Eine solche Politik wird es aber nur geben, wenn es eine entsprechend starke und vernetzte gesellschaftliche Bewegung gibt, die diese kontinuierlich und vehement einfordert.

In diesem Sinne – werden bzw. bleiben wir daher aktiv mit dem Ziel, den Ausstieg aus der Tierindustrie so schnell wie möglich zu erreichen und tragen wir die lebhafte und spannende Diskussion, die sich im Anschluss an den Vortrag von Friederike Schmitz entwickelt hat, in andere gesellschaftliche Zusammenhänge weiter!

Abschließend möchten wir wieder ganz herzlich Danke sagen an alle unsere Besucher*innen für das Interesse und die vielen wertvollen Diskussionsbeiträge und natürlich auch an die vegane Bäckerin Marie (VeganLui) für die unerhört köstlichen veganen Küchlein.

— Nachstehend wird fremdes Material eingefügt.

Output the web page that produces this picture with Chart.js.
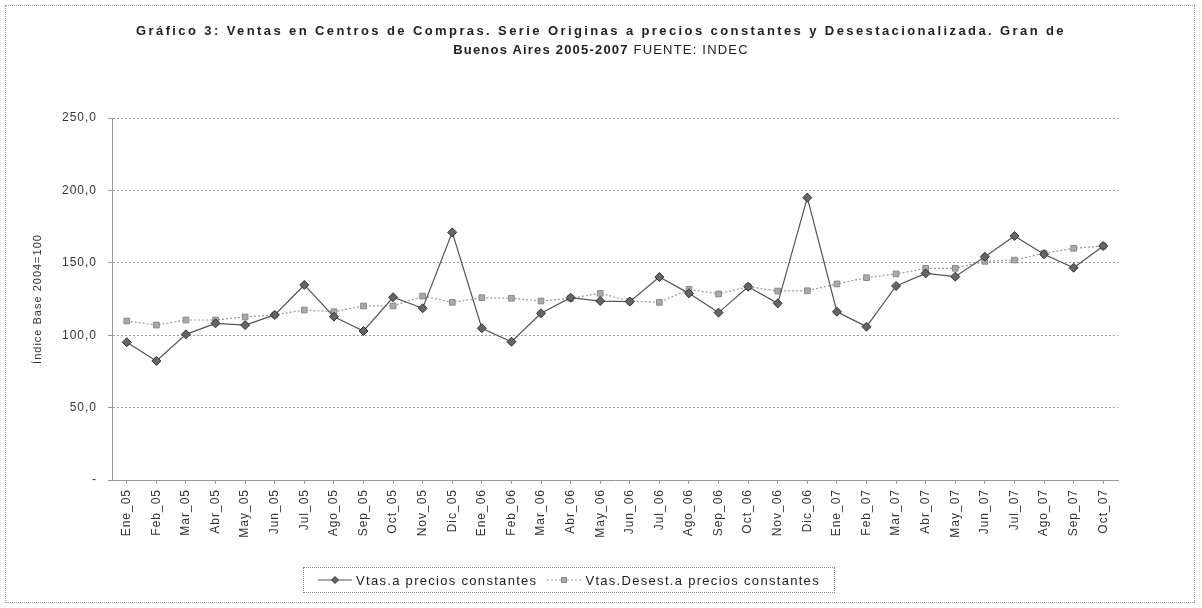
<!DOCTYPE html>
<html>
<head>
<meta charset="utf-8">
<script src="https://cdn.jsdelivr.net/npm/chart.js@4/dist/chart.umd.min.js"></script>
<style>
  body { margin: 0; background: #fff; font-family: "Liberation Sans", Arial, sans-serif; }
  #wrap { position: relative; width: 1202px; height: 608px; }
  #frame { position: absolute; left: 5px; top: 5px; width: 1190px; height: 598px; border: 1px dotted #999; box-sizing: border-box; }
  #title { position: absolute; left: 0; top: 21px; width: 1202px; text-align: center; font-size: 13px; line-height: 19px; color: #222; letter-spacing: 2.4px; }
  #title b { font-weight: bold; }
  #title .src { letter-spacing: 1.2px; }
  #legend { position: absolute; left: 303px; top: 567px; width: 532px; height: 26px; border: 1px dotted #888; box-sizing: border-box; display: flex; align-items: center; justify-content: center; font-size: 13px; color: #222; letter-spacing: 1.3px; }
  #legend .item { display: flex; align-items: center; margin: 0 5px; }
  #legend svg { margin-right: 4px; }
  canvas { position: absolute; left: 0; top: 0; }
</style>
</head>
<body>
<div id="wrap">
  <div id="frame"></div>
  <canvas id="lineChart" width="1202" height="608"></canvas>
  <div id="title">
    <b>Gráfico 3: Ventas en Centros de Compras. Serie Originas a precios constantes y Desestacionalizada. Gran de</b><br>
    <b class="src">Buenos Aires 2005-2007</b><span class="src"> FUENTE: INDEC</span>
  </div>
  <div id="legend"></div>
</div>
<script>
// =====================
// DATA
// =====================
const months = [
  "Ene_05", "Feb_05", "Mar_05", "Abr_05", "May_05", "Jun_05", "Jul_05", "Ago_05", "Sep_05", "Oct_05", "Nov_05", "Dic_05",
  "Ene_06", "Feb_06", "Mar_06", "Abr_06", "May_06", "Jun_06", "Jul_06", "Ago_06", "Sep_06", "Oct_06", "Nov_06", "Dic_06",
  "Ene_07", "Feb_07", "Mar_07", "Abr_07", "May_07", "Jun_07", "Jul_07", "Ago_07", "Sep_07", "Oct_07"
];

// Vtas.a precios constantes
const ventas = [
  95.1, 82.2, 100.6, 108.2, 107.0, 114.0, 134.7, 112.8, 102.9, 126.2, 118.6, 171.0,
  104.8, 95.5, 115.1, 125.9, 123.6, 123.2, 140.2, 128.9, 115.6, 133.5, 122.0, 195.0,
  116.2, 105.9, 134.0, 142.7, 140.4, 154.2, 168.5, 155.9, 146.6, 161.6
];

// Vtas.Desest.a precios constantes
const ventasDesest = [
  109.8, 107.0, 110.5, 110.5, 112.6, 114.0, 117.4, 116.2, 120.2, 120.2, 127.0, 122.7,
  125.9, 125.5, 123.6, 125.5, 128.9, 123.6, 122.7, 131.7, 128.5, 133.5, 130.5, 130.7,
  135.4, 139.7, 142.3, 146.2, 146.2, 151.0, 151.9, 156.6, 160.0, 161.6
];

const yTicks = [0, 50, 100, 150, 200, 250];

const seriesNames = ["Vtas.a precios constantes", "Vtas.Desest.a precios constantes"];

// wider letter spacing for the axis texts, like the scanned original
const spacingPlugin = {
  id: "spacing",
  beforeLayout: c => { c.ctx.letterSpacing = "1px"; },
  beforeDraw: c => { c.ctx.letterSpacing = "1px"; }
};

// =====================
// CHART
// =====================
const chart = new Chart(document.getElementById("lineChart"), {
  type: "line",
  plugins: [spacingPlugin],
  data: {
    labels: months,
    datasets: [{
      label: seriesNames[0],
      data: ventas,
      borderColor: "#555",
      borderWidth: 1.2,
      pointStyle: "rectRot",
      pointRadius: 4.5,
      pointBackgroundColor: "#666",
      pointBorderColor: "#333",
      pointBorderWidth: 1,
      tension: 0
    }, {
      label: seriesNames[1],
      data: ventasDesest,
      borderColor: "#999",
      borderWidth: 1.2,
      borderDash: [2, 2],
      pointStyle: "rect",
      pointRadius: 4,
      pointBackgroundColor: "#aaa",
      pointBorderColor: "#888",
      pointBorderWidth: 1,
      tension: 0
    }]
  },
  options: {
    responsive: false,
    animation: false,
    layout: { padding: { left: 27, top: 118, right: 84, bottom: 68 } },
    plugins: {
      legend: { display: false },
      title: { display: false },
      tooltip: { enabled: false }
    },
    scales: {
      x: {
        offset: true,
        grid: { display: true, drawOnChartArea: false, tickLength: 4, color: "#999" },
        border: { color: "#999" },
        ticks: {
          autoSkip: false,
          maxRotation: 90,
          minRotation: 90,
          padding: 5,
          color: "#333",
          font: { family: "Liberation Sans", size: 12 }
        },
        afterFit: s => { s.height = 60; }
      },
      y: {
        min: 0,
        max: 250,
        afterBuildTicks: s => { s.ticks = yTicks.map(v => ({ value: v })); },
        grid: { color: "#999", tickLength: 4 },
        border: { color: "#999", dash: [2, 2] },
        ticks: {
          padding: 11,
          color: "#333",
          font: { family: "Liberation Sans", size: 12 },
          callback: v => v === 0 ? "-" : v.toFixed(1).replace(".", ",")
        },
        title: {
          display: true,
          text: "Índice Base 2004=100",
          color: "#333",
          font: { family: "Liberation Sans", size: 11 },
          padding: 4
        },
        afterFit: s => { s.width = 85; }
      }
    }
  }
});

// =====================
// LEGEND
// =====================
function buildLegend() {
  const box = document.getElementById("legend");
  box.innerHTML = "";
  chart.data.datasets.forEach(ds => {
    const dash = ds.borderDash ? ds.borderDash.join(",") : "none";
    const marker = ds.pointStyle === "rectRot"
      ? `<polygon points="17,1.5 20.5,5 17,8.5 13.5,5" fill="${ds.pointBackgroundColor}" stroke="${ds.pointBorderColor}" stroke-width="1"/>`
      : `<rect x="14.5" y="2.5" width="5" height="5" fill="${ds.pointBackgroundColor}" stroke="${ds.pointBorderColor}" stroke-width="1"/>`;
    box.innerHTML += `
      <div class="item">
        <svg width="34" height="10">
          <line x1="0" y1="5" x2="34" y2="5" stroke="${ds.borderColor}" stroke-width="1" stroke-dasharray="${dash}"/>
          ${marker}
        </svg>
        <span>${ds.label}</span>
      </div>
    `;
  });
}
buildLegend();
</script>
</body>
</html>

Damit nähern wir uns nun auch schon dem Abschluss unserer „No-Foodure“-Reihe: Am Donnerstag, den 15. Juni 2023 um 19.30 Uhr steht als letzte Veranstaltung der Vortrag des Referenten Roman Herre von der Menschenrechtsorganisation FIAN mit dem Titel „Wie wir alle gut satt werden könnten“ an. Veranstaltungsort ist der Stern e.V. und der Eintritt ist wieder frei.

Sicher gibt es auch hier wieder viele interessante Informationen, spannende Diskussionen und auch Gelegenheit zum Vernetzen.